Part of the debate – in the Senedd at 3:56 pm on 29 January 2019.
Can I thank the Minister very much for her statement? I welcome lots of the comments and, obviously, the tenure of the contributions this afternoon. Obviously, concentrating on the historical connotations in the first place, it was the Rev Griffith Jones of Llanddowror in Carmarthenshire who established circulating Sunday schools in the eighteenth century as a template for all modern schools. And such was the success of those circulating schools, it made Wales one of the most literate of European countries of all, at that time, in the mid-eighteenth century, such that Catherine the Great, the Empress of Russia, sent an envoy here to little old Wales to discover how those schools operated. You might not find that on your Google search, which is why we do need to teach Welsh history in our Welsh schools. So, I would make that plea, but, obviously, I've made that before.
In terms of time, I'm just going to concentrate on one point in your White Paper, and it is a point already alluded to by Suzy and by Siân Gwenllian. It's with regard to the duty on all schools—I see under section 3.79 here, bullet point 4:
'Duty on all schools and Funded Nursery Settings to teach English as a compulsory element of the new curriculum for Wales.'
I can understand where that comes from from an equality point of view, but it actually does not happen at the moment. I think it would be a backward step if our Welsh-medium nurseries, playgroups and early years in schools actually started introducing English now because this is about immersion of language. It is an unequal situation at the moment. I speak as a chair of governors of a Welsh-medium primary school in Swansea, where 92 per cent of the children come from a non-Welsh-speaking background. They depend for their Welsh learning on the school. So, only 8 per cent of them have some Welsh at home, and, in fact, only half of those have one parent. So, in other words, 4 per cent have one parent speaking Welsh. So, 92 per cent have a totally non-Welsh background. It is an unequal situation then, because it's about early language learning and immersion in that language.

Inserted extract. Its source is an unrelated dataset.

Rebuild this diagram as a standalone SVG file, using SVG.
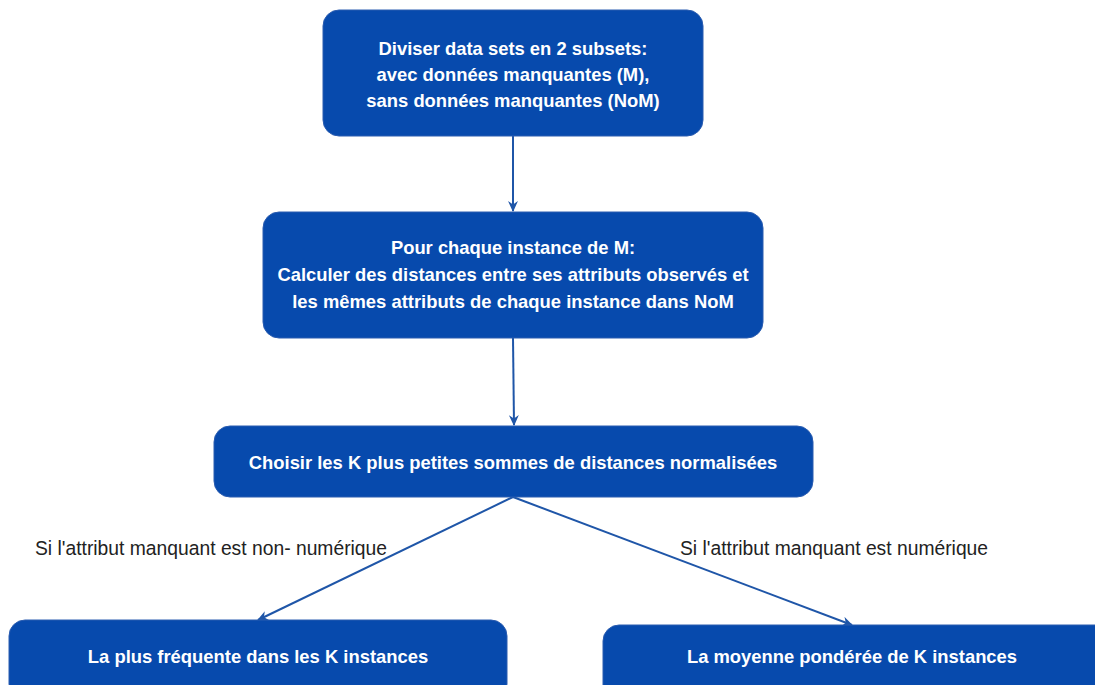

The school that I'm now the chair of governors—previously, over 20 years ago, it was a bilingual school. It wasn't a Welsh-medium school, it was bilingual—English and Welsh. What we discovered was that some of the children did not always end up fluent in Welsh by the age of 11. Now they do. They start off, everything is in Welsh, English is introduced at seven—by 11, everybody is bilingual, coming from the 92 per cent non-Welsh-speaking background or not. And, obviously, it is easier to learn another language like French, Spanish and German, especially introduced at primary level. So, I would implore you—all international experience about learning language in a minority situation that we are in now, it is not equal, and we have to redress that inequality by making sure it's Welsh-only up until the age of seven, and then you also introduce other languages after that, because they have the overwhelming English influence at home, all around them, on television. They depend on the school for that Welsh. Look again, please, Minister, at section 3.79. Diolch yn fawr.